== WORK TO BE COMPLETED ==
Return exactly the listing's lines, from its first line to the line holding "const years = [2010, 2011, 2012, 2013, 2014, 2015, 2016];", ends included.

== GIVEN MATERIAL ==
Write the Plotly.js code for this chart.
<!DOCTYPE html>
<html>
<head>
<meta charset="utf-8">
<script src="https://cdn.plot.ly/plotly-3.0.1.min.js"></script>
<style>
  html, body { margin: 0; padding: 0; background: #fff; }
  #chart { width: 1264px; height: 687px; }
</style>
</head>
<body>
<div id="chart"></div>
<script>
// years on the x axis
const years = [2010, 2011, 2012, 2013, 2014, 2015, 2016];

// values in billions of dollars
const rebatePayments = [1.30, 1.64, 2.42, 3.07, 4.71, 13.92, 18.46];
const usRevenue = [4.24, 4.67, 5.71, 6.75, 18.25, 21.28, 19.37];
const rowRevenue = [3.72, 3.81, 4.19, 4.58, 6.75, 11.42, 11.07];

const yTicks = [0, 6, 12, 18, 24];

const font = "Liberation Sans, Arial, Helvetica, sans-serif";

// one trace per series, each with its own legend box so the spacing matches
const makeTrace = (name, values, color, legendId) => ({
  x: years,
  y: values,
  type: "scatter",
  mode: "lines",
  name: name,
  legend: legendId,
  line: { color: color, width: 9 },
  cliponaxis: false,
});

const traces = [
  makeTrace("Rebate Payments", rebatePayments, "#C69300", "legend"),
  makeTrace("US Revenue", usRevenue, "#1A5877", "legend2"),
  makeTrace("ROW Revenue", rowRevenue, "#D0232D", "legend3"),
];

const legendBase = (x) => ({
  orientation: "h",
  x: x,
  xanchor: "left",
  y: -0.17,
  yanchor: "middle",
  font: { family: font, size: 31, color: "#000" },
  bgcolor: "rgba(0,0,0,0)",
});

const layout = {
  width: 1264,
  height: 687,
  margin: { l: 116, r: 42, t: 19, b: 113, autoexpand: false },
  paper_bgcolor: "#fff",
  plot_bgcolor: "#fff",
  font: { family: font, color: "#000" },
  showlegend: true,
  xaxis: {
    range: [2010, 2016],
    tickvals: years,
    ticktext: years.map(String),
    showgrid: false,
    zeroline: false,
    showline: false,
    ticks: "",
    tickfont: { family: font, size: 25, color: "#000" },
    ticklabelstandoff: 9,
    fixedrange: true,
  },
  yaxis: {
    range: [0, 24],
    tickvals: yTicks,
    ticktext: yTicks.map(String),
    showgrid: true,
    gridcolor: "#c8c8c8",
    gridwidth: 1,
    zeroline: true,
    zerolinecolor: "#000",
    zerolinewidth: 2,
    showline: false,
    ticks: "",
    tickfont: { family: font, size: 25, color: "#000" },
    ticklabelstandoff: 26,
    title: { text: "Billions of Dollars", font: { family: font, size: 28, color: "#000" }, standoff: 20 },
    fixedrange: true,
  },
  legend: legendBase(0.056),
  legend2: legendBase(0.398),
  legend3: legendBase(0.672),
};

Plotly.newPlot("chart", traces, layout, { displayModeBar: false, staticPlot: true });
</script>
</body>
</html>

== REPLY TO THE EXERCISE ==
Write the Plotly.js code for this chart.
<!DOCTYPE html>
<html>
<head>
<meta charset="utf-8">
<script src="https://cdn.plot.ly/plotly-3.0.1.min.js"></script>
<style>
  html, body { margin: 0; padding: 0; background: #fff; }
  #chart { width: 1264px; height: 687px; }
</style>
</head>
<body>
<div id="chart"></div>
<script>
// years on the x axis
const years = [2010, 2011, 2012, 2013, 2014, 2015, 2016];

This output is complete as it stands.